[BRIEF] Will you output the lines between the ones holding "Generate a Python" and "from matplotlib.lines import Line2D", inclusive, exactly as they stand, and only those lines, with the pictures left out?
____ LISTING
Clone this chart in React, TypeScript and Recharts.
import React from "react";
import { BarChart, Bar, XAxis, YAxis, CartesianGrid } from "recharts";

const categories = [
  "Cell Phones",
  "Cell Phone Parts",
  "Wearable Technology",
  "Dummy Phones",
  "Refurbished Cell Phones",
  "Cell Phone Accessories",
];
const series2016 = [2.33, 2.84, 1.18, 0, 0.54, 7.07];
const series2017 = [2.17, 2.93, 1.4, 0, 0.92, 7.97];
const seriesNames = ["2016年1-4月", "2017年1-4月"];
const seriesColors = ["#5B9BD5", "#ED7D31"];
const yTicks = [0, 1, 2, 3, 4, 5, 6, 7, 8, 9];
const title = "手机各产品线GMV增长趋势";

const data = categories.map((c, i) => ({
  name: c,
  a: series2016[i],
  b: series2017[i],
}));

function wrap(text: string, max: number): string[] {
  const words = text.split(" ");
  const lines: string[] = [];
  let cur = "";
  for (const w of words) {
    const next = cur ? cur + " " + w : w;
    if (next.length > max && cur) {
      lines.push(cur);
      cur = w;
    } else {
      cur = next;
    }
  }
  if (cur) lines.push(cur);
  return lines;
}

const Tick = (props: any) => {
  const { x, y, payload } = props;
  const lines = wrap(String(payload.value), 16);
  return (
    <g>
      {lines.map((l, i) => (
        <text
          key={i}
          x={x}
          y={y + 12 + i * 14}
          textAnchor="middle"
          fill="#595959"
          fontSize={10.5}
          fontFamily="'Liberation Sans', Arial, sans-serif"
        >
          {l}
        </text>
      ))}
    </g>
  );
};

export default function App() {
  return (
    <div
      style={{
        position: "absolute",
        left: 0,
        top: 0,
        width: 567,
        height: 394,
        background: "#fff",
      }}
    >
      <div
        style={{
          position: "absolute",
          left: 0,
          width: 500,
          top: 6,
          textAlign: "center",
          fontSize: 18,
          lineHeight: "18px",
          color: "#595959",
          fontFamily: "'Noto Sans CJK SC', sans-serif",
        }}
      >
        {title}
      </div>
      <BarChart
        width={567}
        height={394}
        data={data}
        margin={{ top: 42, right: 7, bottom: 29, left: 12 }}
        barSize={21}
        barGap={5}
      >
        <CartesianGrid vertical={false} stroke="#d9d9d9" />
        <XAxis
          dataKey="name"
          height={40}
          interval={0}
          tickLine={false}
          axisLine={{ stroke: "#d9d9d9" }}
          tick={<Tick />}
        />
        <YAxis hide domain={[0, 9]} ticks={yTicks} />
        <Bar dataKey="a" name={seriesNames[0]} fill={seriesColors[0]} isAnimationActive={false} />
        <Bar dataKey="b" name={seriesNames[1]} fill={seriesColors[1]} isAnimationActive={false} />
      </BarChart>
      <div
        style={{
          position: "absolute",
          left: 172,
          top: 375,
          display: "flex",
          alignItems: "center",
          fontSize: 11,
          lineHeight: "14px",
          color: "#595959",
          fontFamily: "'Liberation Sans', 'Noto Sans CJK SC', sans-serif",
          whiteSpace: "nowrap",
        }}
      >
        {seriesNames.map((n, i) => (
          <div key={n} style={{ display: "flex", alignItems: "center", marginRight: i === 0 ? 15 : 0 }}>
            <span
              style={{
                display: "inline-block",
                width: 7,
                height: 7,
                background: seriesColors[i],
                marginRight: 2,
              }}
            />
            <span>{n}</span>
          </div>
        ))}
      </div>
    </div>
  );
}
________
____ LISTING
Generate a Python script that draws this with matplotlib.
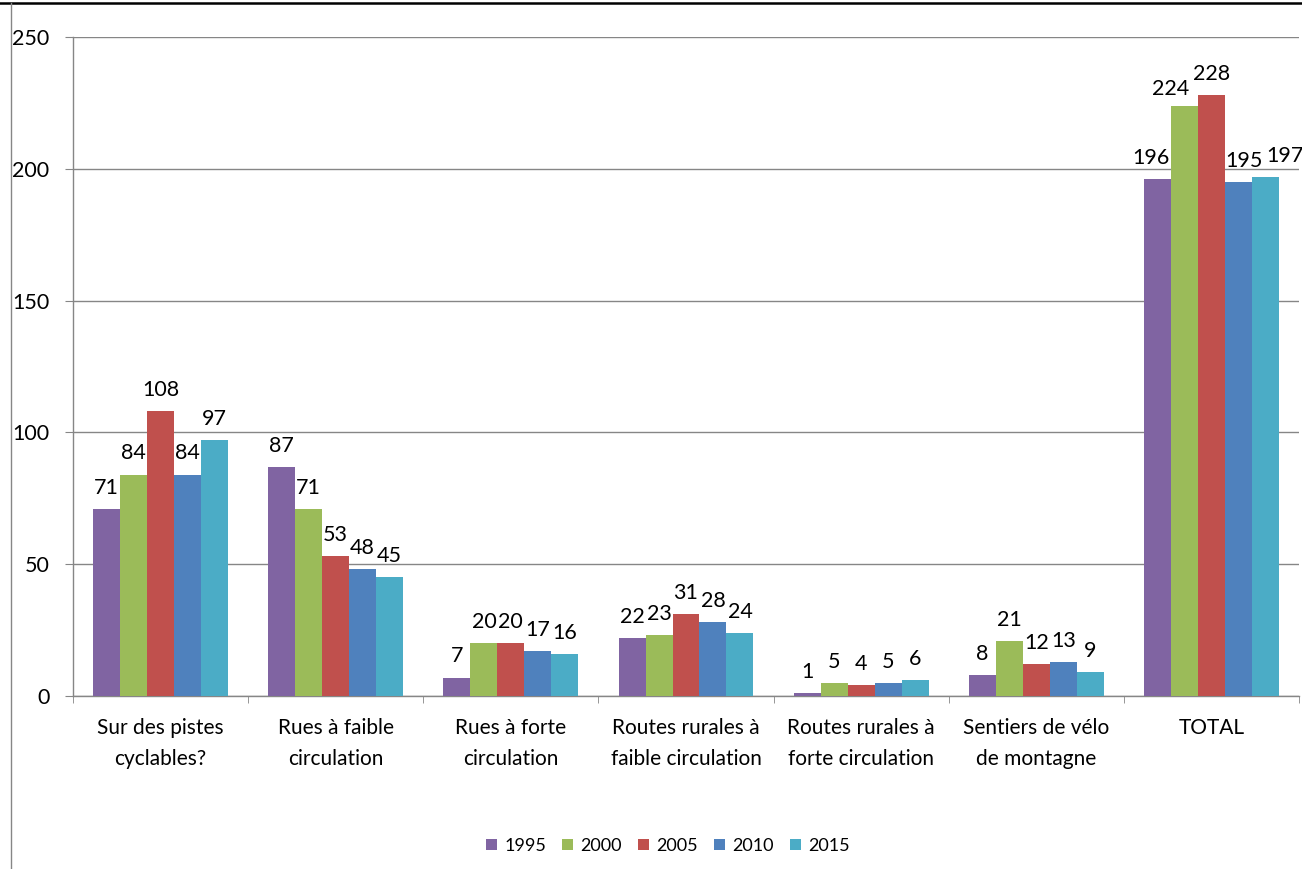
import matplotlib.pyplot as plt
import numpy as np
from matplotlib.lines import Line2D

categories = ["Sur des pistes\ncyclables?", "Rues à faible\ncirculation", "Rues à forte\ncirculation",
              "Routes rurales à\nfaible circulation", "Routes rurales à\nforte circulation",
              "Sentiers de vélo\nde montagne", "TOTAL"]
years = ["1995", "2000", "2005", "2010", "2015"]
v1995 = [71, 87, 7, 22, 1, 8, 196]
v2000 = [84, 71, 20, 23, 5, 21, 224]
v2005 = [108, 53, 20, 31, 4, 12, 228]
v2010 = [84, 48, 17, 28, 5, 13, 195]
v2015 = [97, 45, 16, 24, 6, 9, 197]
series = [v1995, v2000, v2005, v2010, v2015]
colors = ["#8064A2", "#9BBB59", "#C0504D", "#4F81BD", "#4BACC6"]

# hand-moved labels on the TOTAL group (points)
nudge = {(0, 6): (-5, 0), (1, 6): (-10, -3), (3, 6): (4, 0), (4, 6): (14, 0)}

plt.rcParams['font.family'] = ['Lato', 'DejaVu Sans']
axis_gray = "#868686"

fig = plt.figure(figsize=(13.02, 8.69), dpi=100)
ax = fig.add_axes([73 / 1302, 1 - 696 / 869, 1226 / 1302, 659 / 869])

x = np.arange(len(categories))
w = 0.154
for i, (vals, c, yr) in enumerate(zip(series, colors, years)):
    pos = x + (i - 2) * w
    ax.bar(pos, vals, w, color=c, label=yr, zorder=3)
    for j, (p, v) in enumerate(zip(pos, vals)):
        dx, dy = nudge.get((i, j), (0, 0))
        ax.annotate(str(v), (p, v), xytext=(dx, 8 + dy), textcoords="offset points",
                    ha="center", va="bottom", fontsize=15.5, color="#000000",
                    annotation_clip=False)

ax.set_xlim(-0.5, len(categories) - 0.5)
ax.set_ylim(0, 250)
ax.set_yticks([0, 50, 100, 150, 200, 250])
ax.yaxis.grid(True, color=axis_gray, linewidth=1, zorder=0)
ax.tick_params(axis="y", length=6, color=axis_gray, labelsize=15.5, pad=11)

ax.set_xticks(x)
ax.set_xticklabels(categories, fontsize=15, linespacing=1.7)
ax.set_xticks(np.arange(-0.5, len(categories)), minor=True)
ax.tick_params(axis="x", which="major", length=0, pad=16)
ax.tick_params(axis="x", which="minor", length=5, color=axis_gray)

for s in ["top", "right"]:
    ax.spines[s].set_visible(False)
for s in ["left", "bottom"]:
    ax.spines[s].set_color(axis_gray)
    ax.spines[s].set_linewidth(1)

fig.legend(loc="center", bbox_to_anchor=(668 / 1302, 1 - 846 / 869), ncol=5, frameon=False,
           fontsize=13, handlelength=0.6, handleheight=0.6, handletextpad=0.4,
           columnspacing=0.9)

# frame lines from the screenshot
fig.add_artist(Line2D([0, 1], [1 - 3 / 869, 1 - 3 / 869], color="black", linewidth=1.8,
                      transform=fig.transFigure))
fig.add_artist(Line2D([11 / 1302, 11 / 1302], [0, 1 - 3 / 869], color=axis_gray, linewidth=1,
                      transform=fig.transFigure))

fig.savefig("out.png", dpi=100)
________
[RESPONSE TO THE TASK]
Generate a Python script that draws this with matplotlib.
import matplotlib.pyplot as plt
import numpy as np
from matplotlib.lines import Line2D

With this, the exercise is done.